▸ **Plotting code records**
•••

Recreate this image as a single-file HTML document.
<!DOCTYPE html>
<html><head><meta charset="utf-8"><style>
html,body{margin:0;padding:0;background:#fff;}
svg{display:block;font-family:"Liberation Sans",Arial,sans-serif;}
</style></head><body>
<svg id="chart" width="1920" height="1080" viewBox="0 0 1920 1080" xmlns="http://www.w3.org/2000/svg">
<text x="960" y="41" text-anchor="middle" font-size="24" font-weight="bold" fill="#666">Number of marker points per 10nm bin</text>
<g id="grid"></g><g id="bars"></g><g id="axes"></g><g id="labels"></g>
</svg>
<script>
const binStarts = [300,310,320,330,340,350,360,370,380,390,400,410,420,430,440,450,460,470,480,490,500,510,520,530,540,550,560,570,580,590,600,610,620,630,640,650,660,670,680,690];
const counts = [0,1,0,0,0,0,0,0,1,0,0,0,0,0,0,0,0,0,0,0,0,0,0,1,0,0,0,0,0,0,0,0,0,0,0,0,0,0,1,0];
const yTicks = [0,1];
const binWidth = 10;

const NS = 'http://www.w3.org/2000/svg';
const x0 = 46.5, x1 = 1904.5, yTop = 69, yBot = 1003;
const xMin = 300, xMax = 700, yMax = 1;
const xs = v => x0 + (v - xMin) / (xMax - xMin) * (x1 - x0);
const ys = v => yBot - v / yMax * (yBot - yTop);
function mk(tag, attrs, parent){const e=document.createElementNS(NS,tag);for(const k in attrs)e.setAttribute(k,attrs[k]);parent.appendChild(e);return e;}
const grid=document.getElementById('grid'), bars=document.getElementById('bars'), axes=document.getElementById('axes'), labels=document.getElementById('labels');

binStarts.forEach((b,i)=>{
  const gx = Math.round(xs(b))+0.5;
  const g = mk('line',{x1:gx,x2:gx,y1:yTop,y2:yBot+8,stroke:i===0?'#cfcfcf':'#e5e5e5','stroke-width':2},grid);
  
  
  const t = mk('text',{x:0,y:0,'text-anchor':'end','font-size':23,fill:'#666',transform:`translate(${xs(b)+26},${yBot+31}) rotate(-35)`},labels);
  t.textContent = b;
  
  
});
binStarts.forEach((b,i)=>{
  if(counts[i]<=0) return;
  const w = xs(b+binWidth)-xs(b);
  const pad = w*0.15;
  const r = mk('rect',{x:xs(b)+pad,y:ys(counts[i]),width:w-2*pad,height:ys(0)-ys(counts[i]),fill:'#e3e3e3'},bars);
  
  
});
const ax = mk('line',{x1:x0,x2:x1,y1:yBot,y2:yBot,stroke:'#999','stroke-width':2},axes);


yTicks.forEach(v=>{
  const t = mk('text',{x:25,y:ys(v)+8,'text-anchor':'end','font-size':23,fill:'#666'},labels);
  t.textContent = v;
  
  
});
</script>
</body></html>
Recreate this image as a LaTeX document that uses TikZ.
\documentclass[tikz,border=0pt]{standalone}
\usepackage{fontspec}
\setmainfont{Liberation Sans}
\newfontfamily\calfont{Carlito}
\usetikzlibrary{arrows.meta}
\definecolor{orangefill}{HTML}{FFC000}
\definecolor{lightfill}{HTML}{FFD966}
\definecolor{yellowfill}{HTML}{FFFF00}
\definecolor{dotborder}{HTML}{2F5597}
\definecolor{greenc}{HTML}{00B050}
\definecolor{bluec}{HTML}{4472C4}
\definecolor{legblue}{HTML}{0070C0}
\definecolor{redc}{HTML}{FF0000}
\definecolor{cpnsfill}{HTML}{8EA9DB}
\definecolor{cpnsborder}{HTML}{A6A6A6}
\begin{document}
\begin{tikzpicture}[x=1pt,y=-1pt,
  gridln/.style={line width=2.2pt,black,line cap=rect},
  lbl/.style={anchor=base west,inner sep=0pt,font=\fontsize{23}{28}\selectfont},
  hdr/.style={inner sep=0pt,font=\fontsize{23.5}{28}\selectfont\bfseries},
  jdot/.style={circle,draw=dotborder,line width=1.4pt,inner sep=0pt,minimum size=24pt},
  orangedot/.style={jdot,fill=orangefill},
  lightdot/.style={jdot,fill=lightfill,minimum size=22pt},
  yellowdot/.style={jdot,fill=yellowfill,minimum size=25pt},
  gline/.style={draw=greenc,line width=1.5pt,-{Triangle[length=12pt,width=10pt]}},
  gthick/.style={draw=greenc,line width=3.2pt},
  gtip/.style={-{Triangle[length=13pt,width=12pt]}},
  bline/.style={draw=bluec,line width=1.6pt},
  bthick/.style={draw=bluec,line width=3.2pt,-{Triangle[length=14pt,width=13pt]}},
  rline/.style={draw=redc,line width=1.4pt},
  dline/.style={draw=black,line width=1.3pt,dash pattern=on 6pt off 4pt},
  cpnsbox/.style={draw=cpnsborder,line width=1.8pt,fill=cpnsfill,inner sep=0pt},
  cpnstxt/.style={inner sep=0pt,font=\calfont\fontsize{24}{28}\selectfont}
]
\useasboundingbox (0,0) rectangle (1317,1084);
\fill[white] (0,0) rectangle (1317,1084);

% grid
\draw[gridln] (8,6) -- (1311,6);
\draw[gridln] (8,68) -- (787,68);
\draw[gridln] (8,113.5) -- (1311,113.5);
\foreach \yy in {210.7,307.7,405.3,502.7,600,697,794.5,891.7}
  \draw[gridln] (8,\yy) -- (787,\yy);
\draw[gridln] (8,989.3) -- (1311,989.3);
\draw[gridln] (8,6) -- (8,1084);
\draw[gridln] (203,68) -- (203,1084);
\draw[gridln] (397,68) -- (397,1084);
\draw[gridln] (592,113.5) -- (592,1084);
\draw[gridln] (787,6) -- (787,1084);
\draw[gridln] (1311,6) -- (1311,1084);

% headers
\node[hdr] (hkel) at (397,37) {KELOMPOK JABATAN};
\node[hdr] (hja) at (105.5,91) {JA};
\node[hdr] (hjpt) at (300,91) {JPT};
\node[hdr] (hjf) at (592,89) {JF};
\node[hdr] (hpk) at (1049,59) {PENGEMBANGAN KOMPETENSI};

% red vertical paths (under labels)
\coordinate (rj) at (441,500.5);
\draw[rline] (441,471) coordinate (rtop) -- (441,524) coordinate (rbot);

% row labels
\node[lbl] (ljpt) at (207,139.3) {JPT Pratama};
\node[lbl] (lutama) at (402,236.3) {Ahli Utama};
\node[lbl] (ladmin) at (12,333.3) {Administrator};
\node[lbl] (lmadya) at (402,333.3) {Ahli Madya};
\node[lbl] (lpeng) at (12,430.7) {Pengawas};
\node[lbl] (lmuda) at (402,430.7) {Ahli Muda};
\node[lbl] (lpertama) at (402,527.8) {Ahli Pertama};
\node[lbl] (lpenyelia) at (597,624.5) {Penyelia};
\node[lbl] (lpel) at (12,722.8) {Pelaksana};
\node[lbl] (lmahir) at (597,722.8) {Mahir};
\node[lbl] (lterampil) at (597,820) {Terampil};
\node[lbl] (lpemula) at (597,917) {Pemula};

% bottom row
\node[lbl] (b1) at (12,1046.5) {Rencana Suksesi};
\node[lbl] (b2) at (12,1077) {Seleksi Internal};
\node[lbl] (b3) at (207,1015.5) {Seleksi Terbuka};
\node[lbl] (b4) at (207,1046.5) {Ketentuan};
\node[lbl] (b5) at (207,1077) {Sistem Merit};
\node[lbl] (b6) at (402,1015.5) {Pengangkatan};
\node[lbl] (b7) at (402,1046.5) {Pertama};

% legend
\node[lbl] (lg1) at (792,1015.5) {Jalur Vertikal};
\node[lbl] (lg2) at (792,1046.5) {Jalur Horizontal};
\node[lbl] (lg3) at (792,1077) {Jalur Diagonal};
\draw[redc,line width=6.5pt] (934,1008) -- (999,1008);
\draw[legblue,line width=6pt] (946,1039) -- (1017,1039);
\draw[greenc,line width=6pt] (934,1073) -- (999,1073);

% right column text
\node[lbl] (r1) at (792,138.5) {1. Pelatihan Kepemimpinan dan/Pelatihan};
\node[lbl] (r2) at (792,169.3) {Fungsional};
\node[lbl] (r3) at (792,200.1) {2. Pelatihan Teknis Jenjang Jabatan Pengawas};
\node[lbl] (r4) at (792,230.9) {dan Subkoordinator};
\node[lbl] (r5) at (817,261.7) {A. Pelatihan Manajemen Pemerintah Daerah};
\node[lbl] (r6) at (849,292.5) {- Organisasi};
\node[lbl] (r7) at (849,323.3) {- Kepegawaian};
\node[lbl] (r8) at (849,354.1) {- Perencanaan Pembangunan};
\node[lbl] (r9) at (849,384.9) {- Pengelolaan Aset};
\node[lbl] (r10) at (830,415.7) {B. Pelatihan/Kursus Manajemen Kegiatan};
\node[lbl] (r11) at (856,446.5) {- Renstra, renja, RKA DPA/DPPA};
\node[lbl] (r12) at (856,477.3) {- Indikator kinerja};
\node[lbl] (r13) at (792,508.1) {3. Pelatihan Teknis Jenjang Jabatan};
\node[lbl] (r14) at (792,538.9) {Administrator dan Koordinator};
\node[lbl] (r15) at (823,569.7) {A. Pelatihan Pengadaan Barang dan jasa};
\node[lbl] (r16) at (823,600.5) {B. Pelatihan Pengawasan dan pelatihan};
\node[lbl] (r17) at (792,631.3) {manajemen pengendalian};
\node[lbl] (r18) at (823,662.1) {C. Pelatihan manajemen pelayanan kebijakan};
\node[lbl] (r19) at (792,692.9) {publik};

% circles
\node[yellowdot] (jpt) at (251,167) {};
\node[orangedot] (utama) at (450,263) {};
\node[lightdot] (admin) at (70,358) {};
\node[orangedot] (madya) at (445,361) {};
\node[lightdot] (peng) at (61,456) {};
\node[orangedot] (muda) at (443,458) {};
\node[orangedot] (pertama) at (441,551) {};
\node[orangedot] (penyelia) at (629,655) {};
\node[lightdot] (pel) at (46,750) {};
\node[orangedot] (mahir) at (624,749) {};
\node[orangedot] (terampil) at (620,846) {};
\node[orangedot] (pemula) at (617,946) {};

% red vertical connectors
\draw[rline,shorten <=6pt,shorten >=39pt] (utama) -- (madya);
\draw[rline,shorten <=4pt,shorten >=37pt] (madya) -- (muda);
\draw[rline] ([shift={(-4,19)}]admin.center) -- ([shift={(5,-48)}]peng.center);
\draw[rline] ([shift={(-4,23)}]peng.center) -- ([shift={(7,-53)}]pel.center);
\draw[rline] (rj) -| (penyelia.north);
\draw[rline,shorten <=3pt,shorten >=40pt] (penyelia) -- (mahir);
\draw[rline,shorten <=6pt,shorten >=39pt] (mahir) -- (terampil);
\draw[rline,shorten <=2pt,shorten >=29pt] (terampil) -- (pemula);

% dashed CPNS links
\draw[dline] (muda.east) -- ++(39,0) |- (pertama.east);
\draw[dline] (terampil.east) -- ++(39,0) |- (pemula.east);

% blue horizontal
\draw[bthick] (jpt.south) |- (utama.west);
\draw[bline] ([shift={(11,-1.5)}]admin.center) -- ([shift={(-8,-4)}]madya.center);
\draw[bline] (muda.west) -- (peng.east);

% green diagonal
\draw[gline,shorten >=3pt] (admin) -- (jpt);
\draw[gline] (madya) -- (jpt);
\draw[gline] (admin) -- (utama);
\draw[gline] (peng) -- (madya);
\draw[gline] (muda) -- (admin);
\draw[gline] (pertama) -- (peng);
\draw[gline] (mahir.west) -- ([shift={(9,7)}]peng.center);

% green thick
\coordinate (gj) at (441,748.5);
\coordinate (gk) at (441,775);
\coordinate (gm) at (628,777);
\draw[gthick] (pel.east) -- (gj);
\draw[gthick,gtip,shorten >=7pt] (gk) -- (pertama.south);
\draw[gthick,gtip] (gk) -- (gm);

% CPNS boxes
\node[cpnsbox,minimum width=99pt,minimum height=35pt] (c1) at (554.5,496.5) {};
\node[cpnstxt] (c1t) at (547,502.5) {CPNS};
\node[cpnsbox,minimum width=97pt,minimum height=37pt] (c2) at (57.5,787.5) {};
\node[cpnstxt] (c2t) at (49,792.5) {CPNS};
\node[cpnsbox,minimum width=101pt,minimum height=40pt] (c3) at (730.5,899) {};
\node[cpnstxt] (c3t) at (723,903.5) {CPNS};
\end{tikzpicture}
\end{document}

•••

▸ **Problem to solve**
Within the listing above, extract exactly the lines from the line with "Recreate this image as a LaTeX" to the line with "(1311,6) -- (1311,1084);", the two named lines included, and no others.

▸ **Problem solution**
Recreate this image as a LaTeX document that uses TikZ.
\documentclass[tikz,border=0pt]{standalone}
\usepackage{fontspec}
\setmainfont{Liberation Sans}
\newfontfamily\calfont{Carlito}
\usetikzlibrary{arrows.meta}
\definecolor{orangefill}{HTML}{FFC000}
\definecolor{lightfill}{HTML}{FFD966}
\definecolor{yellowfill}{HTML}{FFFF00}
\definecolor{dotborder}{HTML}{2F5597}
\definecolor{greenc}{HTML}{00B050}
\definecolor{bluec}{HTML}{4472C4}
\definecolor{legblue}{HTML}{0070C0}
\definecolor{redc}{HTML}{FF0000}
\definecolor{cpnsfill}{HTML}{8EA9DB}
\definecolor{cpnsborder}{HTML}{A6A6A6}
\begin{document}
\begin{tikzpicture}[x=1pt,y=-1pt,
  gridln/.style={line width=2.2pt,black,line cap=rect},
  lbl/.style={anchor=base west,inner sep=0pt,font=\fontsize{23}{28}\selectfont},
  hdr/.style={inner sep=0pt,font=\fontsize{23.5}{28}\selectfont\bfseries},
  jdot/.style={circle,draw=dotborder,line width=1.4pt,inner sep=0pt,minimum size=24pt},
  orangedot/.style={jdot,fill=orangefill},
  lightdot/.style={jdot,fill=lightfill,minimum size=22pt},
  yellowdot/.style={jdot,fill=yellowfill,minimum size=25pt},
  gline/.style={draw=greenc,line width=1.5pt,-{Triangle[length=12pt,width=10pt]}},
  gthick/.style={draw=greenc,line width=3.2pt},
  gtip/.style={-{Triangle[length=13pt,width=12pt]}},
  bline/.style={draw=bluec,line width=1.6pt},
  bthick/.style={draw=bluec,line width=3.2pt,-{Triangle[length=14pt,width=13pt]}},
  rline/.style={draw=redc,line width=1.4pt},
  dline/.style={draw=black,line width=1.3pt,dash pattern=on 6pt off 4pt},
  cpnsbox/.style={draw=cpnsborder,line width=1.8pt,fill=cpnsfill,inner sep=0pt},
  cpnstxt/.style={inner sep=0pt,font=\calfont\fontsize{24}{28}\selectfont}
]
\useasboundingbox (0,0) rectangle (1317,1084);
\fill[white] (0,0) rectangle (1317,1084);

% grid
\draw[gridln] (8,6) -- (1311,6);
\draw[gridln] (8,68) -- (787,68);
\draw[gridln] (8,113.5) -- (1311,113.5);
\foreach \yy in {210.7,307.7,405.3,502.7,600,697,794.5,891.7}
  \draw[gridln] (8,\yy) -- (787,\yy);
\draw[gridln] (8,989.3) -- (1311,989.3);
\draw[gridln] (8,6) -- (8,1084);
\draw[gridln] (203,68) -- (203,1084);
\draw[gridln] (397,68) -- (397,1084);
\draw[gridln] (592,113.5) -- (592,1084);
\draw[gridln] (787,6) -- (787,1084);
\draw[gridln] (1311,6) -- (1311,1084);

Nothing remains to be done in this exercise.